Suatu kali Fudhail bin Iyadh bertanya kepada seseorang, “Berapakah umur anda sekarang ini?” Orang itu menjawab, “60 tahun.” Fudhail berkata “kalau begitu selama 60 tahun Anda telah berjalan menuju perjumpaan dengan Alloh, dan tak lama lagi perjalanan Anda akan sampai.”
“Inna lillahi wa inna ilaihi raaji’un,” tukas orang itu.
Fudhail kembali bertanya, “Tahukah Anda, apa makna kata-kata yang Anda ucapkan tadi? Barang siapa yang mengetahui bahwa dirinya adalah milik Alloh, dan kepada-Nya akan kembali, maka hendaknya dia menyadari, bahwa dirinya kelak akan menghadap-Nya. Dan barangsiapa yang menyadari dirinya akan menghadap Alloh, hendaknya dia juga tahu bahwa pasti dia akan ditanya. Dimintai pertanggungjawaban atas tindakan yang telah dilakukannya. Maka barangsiapa mengetahui dirinya akan ditanya, hendaknya dia menyiapkan jawaban.”
Orang itu bertanya, “Lalu, apa yang harus aku lakukan sekarang? Sedangkan kesempatan telah lewat?”
Fudhail menjawab, “Hendaknya Anda berusaha memperbagus amal diumur yang masih tersisa, sekaligus memohon ampunan kepada Alloh atas kesalahan dimasa lalu.”

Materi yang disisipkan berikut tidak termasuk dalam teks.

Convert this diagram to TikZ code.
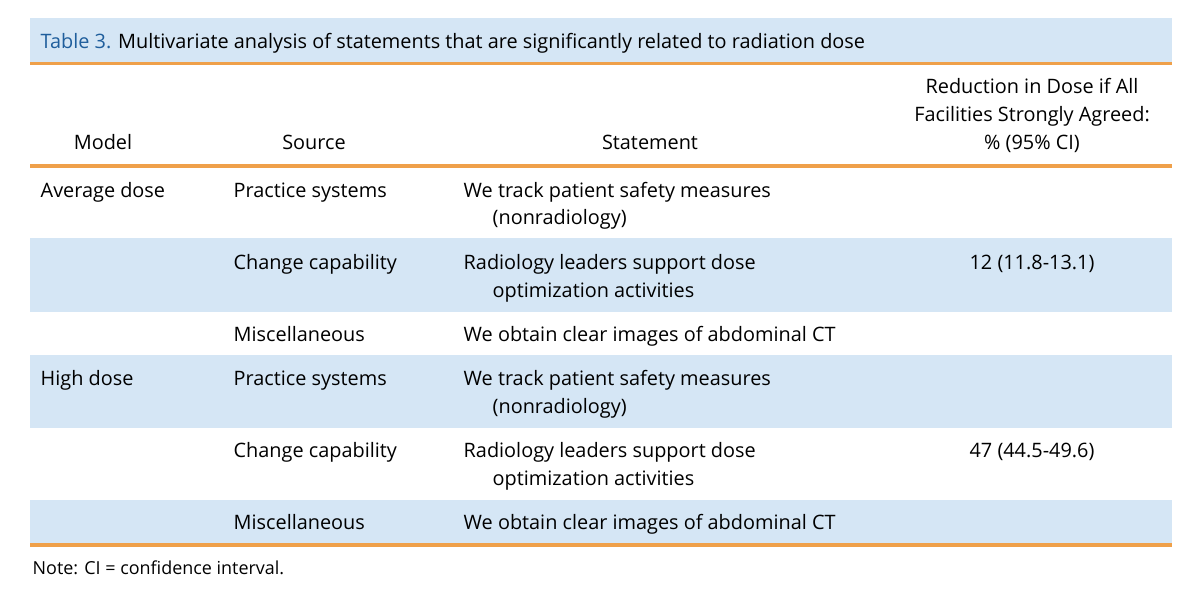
\documentclass[tikz,border=0pt]{standalone}
\usepackage{fontspec}
\setmainfont{Open Sans}
\definecolor{bandblue}{HTML}{D5E6F5}
\definecolor{rule}{HTML}{EFA04A}
\definecolor{titleblue}{HTML}{1F5E9C}
\begin{document}
\begin{tikzpicture}[x=0.01cm,y=-0.01cm,
  txt/.style={anchor=base west,inner sep=0pt,font=\fontsize{5.65pt}{6.8pt}\selectfont},
  hdr/.style={anchor=base,inner sep=0pt,font=\fontsize{5.65pt}{6.8pt}\selectfont,align=center},
  orule/.style={draw=rule,line width=0.9pt}]
\useasboundingbox (0,0) rectangle (1200,600);
\fill[bandblue] (30,18) rectangle (1172,62);
\foreach \a/\b in {238/312,355/428,500/545} \fill[bandblue] (30,\a) rectangle (1172,\b);
\draw[orule] (30,63.5) -- (1172,63.5);
\draw[orule] (30,166) -- (1172,166);
\draw[orule] (30,545) -- (1172,545);
\node[txt] (title) at (40,48) {\textcolor{titleblue}{Table 3.} Multivariate analysis of statements that are significantly related to radiation dose};
\node[hdr] (hm) at (103,149) {Model};
\node[hdr] (hs) at (314,149) {Source};
\node[hdr] (hst) at (650,149) {Statement};
\node[hdr] (hr1) at (1032,93) {Reduction in Dose if All};
\node[hdr] (hr2) at (1032,121) {Facilities Strongly Agreed:};
\node[hdr] (hr3) at (1032,149) {\% (95\% CI)};
% rows
\node[txt] (m1) at (40,197) {Average dose};
\node[txt] (s1) at (233,197) {Practice systems};
\node[txt] (t1) at (463,197) {We track patient safety measures};
\node[txt] (t1b) at (492,224) {(nonradiology)};
\node[txt] (s2) at (233,269) {Change capability};
\node[txt] (t2) at (463,269) {Radiology leaders support dose};
\node[txt] (t2b) at (492,297) {optimization activities};
\node[hdr] (r2) at (1032,269) {12 (11.8-13.1)};
\node[txt] (s3) at (233,341) {Miscellaneous};
\node[txt] (t3) at (463,341) {We obtain clear images of abdominal CT};
\node[txt] (m4) at (40,385) {High dose};
\node[txt] (s4) at (233,385) {Practice systems};
\node[txt] (t4) at (463,385) {We track patient safety measures};
\node[txt] (t4b) at (492,413) {(nonradiology)};
\node[txt] (s5) at (233,457) {Change capability};
\node[txt] (t5) at (463,457) {Radiology leaders support dose};
\node[txt] (t5b) at (492,485) {optimization activities};
\node[hdr] (r5) at (1032,457) {47 (44.5-49.6)};
\node[txt] (s6) at (233,529) {Miscellaneous};
\node[txt] (t6) at (463,529) {We obtain clear images of abdominal CT};
\node[txt,font=\fontsize{5.1pt}{6pt}\selectfont] (note) at (32,574) {Note: CI = confidence interval.};
\end{tikzpicture}
\end{document}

Demikianlah. Hidup ini bukanlah kehidupan yang sia-sia, yang hanya main-main belaka. Ada hari pembalasan, ada masa pertanggungjawaban. Yang menyia-nyiakan hidup, bencanalah yang ia dapatkan. Tapi yang mempersiapkan dan menggunakan untuk kebaikan, dialah yang berhak mendapat keberuntungan. Kita berdoa, semoga kita mampu mengubah hidup kita, dari main-main menjadi bukan main. Aamiin.